### Exercise
Among the entries that follow, locate the line with "Rebuild this diagram" and the line with "(looptop) at (119,37);". Output those lines and all lines in between, exactly, minus the pictures.

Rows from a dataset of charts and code
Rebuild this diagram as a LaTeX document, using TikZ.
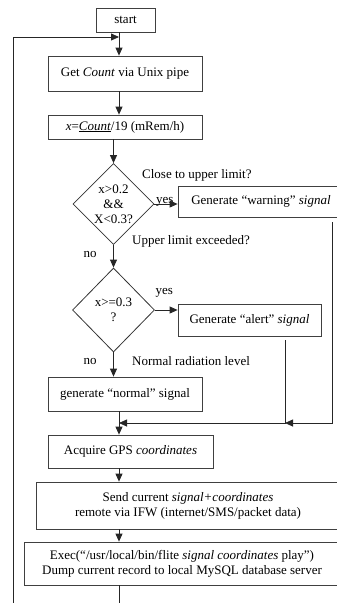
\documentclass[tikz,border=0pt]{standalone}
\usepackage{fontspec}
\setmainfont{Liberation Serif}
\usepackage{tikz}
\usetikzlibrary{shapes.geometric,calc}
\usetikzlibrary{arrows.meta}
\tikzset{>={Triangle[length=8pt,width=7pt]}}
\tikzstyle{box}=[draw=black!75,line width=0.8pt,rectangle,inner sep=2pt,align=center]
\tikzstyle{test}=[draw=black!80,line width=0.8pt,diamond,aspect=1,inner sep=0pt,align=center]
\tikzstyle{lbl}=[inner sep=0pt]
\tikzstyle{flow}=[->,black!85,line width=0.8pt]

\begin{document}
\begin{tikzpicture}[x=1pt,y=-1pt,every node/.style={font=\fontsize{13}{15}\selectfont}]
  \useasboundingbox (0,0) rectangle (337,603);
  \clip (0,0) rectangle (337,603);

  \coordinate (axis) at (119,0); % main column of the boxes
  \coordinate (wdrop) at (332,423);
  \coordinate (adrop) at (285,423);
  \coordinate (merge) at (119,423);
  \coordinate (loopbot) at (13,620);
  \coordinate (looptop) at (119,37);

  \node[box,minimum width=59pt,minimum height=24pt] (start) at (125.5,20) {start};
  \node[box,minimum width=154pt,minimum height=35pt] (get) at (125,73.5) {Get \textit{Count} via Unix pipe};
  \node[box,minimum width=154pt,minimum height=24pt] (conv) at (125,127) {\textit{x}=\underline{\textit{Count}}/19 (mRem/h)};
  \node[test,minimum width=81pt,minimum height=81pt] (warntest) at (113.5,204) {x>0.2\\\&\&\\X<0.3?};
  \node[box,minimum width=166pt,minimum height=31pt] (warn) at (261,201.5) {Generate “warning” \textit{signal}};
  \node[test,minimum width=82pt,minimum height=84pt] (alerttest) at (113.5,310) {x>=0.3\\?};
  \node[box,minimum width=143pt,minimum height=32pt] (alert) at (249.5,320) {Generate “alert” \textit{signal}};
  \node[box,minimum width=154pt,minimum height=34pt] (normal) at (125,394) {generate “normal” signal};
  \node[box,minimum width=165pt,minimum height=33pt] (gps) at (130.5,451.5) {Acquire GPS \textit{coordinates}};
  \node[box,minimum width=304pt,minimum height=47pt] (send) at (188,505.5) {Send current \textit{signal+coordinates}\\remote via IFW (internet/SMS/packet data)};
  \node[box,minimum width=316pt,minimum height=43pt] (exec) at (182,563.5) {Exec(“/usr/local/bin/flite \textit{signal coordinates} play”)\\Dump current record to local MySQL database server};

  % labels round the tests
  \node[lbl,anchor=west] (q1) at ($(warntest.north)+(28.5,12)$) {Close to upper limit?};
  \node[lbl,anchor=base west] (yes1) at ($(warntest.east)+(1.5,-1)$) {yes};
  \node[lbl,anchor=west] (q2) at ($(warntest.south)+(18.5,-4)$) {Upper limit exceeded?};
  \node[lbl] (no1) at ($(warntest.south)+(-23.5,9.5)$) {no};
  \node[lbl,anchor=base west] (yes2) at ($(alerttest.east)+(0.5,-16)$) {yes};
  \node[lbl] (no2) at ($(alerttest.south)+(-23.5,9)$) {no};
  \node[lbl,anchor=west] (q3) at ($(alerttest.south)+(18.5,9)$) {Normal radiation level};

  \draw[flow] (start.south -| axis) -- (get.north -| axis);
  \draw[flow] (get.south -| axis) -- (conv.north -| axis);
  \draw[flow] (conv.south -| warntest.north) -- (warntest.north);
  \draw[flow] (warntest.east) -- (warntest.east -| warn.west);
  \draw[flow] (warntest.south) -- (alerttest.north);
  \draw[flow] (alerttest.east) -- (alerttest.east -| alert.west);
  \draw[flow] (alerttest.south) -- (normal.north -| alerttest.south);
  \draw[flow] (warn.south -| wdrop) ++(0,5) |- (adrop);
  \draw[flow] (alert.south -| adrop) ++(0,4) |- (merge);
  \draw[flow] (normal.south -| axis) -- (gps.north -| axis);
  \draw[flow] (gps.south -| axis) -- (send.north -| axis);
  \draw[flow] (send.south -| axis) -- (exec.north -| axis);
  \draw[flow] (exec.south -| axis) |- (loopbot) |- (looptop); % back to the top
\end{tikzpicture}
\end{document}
---
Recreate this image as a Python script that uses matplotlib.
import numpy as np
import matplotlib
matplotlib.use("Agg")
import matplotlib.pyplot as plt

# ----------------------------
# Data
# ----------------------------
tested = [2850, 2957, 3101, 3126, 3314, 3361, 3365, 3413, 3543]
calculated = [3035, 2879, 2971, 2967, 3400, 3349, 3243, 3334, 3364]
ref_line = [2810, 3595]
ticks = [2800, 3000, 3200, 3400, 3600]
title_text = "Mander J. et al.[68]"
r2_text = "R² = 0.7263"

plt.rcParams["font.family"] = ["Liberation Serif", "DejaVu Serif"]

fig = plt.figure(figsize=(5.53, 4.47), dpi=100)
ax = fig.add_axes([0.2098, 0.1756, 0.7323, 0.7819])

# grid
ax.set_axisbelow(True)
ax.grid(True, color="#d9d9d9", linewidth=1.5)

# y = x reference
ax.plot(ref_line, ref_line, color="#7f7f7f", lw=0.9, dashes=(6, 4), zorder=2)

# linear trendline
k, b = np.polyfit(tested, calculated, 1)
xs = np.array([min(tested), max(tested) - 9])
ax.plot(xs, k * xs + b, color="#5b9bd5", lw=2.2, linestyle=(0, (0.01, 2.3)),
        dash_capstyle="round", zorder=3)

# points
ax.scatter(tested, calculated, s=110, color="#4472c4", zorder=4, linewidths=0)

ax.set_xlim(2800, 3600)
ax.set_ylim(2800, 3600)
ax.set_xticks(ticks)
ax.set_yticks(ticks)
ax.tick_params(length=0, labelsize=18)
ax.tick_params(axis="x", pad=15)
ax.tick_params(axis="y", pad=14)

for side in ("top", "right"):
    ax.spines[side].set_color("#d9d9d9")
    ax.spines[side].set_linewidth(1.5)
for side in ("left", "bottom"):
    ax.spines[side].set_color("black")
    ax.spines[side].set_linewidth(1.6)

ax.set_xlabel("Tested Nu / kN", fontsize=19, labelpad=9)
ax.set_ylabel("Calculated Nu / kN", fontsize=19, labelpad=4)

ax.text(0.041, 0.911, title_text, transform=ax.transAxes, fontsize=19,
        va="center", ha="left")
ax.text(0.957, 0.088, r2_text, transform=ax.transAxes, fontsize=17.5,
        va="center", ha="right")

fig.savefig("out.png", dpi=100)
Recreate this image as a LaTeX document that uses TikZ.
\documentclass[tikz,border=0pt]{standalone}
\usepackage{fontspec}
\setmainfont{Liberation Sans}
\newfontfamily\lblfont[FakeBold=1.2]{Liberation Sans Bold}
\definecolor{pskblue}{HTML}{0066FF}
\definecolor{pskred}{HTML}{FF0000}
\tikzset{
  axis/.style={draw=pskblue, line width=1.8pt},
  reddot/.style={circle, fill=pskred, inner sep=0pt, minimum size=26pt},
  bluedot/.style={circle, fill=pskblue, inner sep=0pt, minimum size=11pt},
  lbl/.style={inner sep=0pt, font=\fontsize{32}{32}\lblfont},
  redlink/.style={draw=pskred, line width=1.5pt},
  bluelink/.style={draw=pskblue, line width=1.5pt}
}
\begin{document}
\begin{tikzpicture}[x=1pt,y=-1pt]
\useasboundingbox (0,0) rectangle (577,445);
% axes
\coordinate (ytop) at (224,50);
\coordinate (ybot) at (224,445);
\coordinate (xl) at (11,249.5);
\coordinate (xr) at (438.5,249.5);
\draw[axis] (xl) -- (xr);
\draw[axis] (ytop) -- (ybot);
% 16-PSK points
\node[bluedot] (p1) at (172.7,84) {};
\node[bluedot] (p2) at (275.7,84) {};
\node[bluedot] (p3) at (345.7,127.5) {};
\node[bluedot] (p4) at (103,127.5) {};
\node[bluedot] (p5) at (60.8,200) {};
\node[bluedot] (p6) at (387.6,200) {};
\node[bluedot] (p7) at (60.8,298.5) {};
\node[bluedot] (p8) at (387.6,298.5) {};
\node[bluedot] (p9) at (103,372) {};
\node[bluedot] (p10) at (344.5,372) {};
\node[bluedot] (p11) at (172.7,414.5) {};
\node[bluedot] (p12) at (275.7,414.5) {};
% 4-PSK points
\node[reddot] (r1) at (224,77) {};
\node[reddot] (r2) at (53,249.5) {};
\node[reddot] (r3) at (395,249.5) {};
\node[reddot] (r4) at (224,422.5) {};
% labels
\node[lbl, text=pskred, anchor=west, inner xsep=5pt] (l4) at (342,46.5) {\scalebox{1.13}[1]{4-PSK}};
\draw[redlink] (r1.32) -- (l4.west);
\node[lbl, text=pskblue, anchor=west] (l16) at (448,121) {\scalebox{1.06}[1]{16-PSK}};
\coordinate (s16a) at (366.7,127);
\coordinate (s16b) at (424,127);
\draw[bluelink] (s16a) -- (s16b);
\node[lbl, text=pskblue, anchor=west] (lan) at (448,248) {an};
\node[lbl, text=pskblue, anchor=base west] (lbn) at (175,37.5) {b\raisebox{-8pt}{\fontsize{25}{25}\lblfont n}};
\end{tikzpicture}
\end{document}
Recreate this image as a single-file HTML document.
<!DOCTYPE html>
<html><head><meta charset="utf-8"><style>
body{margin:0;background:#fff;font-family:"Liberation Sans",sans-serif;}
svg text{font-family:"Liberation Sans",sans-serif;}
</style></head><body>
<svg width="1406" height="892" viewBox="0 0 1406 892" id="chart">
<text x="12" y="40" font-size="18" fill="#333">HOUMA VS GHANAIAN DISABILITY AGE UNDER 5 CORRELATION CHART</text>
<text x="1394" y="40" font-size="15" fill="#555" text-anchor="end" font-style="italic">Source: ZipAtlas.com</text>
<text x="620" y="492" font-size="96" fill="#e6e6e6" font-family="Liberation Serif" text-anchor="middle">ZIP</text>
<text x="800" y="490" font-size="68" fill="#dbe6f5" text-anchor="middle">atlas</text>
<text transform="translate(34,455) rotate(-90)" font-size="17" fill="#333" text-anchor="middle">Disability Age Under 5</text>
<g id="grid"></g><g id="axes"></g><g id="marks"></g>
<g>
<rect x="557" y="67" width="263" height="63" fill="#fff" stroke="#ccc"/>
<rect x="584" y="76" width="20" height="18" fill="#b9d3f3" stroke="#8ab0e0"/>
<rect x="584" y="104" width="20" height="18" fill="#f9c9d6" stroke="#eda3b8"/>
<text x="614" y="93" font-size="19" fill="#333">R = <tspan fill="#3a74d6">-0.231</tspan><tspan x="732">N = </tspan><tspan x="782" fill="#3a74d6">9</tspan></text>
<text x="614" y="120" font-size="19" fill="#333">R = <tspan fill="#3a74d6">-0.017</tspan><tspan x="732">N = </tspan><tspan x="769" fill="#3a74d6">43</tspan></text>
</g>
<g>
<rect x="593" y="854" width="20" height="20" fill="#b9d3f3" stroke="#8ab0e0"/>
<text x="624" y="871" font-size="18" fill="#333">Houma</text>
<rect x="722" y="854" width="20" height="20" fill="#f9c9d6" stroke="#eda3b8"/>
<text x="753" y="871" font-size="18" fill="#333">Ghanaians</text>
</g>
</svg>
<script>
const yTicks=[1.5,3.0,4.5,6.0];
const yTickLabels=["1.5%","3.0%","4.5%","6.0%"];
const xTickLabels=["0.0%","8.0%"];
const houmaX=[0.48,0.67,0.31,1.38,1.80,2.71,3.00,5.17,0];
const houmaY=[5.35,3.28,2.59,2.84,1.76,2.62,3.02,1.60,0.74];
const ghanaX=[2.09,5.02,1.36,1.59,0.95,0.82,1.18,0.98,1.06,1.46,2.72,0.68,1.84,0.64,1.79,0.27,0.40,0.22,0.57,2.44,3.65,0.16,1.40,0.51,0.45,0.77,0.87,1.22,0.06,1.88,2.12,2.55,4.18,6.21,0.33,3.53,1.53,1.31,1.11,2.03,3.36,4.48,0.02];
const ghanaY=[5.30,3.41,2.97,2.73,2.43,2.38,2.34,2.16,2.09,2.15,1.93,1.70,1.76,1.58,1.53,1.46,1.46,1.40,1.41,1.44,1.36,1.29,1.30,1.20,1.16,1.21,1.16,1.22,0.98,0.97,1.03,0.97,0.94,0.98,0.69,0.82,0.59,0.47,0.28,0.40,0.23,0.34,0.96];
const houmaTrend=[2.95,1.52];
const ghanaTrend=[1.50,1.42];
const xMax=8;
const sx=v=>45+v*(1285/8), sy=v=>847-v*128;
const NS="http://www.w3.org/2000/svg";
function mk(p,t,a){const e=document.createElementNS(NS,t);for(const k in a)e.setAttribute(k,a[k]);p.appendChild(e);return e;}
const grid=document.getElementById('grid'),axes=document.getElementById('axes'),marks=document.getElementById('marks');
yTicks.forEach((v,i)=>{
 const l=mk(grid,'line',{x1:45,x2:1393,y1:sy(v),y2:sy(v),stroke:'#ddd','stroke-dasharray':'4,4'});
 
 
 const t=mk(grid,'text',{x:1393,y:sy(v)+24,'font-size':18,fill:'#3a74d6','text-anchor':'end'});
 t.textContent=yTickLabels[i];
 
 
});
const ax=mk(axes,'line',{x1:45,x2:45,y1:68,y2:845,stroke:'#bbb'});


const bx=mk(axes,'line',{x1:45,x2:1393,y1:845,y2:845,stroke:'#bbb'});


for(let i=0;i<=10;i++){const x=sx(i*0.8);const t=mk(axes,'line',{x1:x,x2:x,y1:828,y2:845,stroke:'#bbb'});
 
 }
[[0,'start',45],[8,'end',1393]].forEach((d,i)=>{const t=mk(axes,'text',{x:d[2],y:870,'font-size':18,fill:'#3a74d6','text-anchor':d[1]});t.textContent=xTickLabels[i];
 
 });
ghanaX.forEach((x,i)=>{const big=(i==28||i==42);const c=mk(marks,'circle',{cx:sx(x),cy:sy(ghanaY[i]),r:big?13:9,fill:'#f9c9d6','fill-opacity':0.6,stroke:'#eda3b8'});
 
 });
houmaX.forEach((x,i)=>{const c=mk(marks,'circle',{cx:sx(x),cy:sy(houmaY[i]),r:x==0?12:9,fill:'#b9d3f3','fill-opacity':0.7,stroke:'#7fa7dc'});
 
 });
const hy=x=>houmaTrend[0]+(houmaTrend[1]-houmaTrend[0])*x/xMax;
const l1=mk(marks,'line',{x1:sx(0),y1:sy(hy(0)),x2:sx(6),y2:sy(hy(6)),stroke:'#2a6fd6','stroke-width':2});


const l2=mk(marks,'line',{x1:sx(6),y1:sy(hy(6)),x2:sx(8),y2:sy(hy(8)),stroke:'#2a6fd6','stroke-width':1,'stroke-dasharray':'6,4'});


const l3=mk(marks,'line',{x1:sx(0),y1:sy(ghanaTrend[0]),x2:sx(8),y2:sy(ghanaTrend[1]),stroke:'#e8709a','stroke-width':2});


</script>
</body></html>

### Written solution
Rebuild this diagram as a LaTeX document, using TikZ.
\documentclass[tikz,border=0pt]{standalone}
\usepackage{fontspec}
\setmainfont{Liberation Serif}
\usepackage{tikz}
\usetikzlibrary{shapes.geometric,calc}
\usetikzlibrary{arrows.meta}
\tikzset{>={Triangle[length=8pt,width=7pt]}}
\tikzstyle{box}=[draw=black!75,line width=0.8pt,rectangle,inner sep=2pt,align=center]
\tikzstyle{test}=[draw=black!80,line width=0.8pt,diamond,aspect=1,inner sep=0pt,align=center]
\tikzstyle{lbl}=[inner sep=0pt]
\tikzstyle{flow}=[->,black!85,line width=0.8pt]

\begin{document}
\begin{tikzpicture}[x=1pt,y=-1pt,every node/.style={font=\fontsize{13}{15}\selectfont}]
  \useasboundingbox (0,0) rectangle (337,603);
  \clip (0,0) rectangle (337,603);

  \coordinate (axis) at (119,0); % main column of the boxes
  \coordinate (wdrop) at (332,423);
  \coordinate (adrop) at (285,423);
  \coordinate (merge) at (119,423);
  \coordinate (loopbot) at (13,620);
  \coordinate (looptop) at (119,37);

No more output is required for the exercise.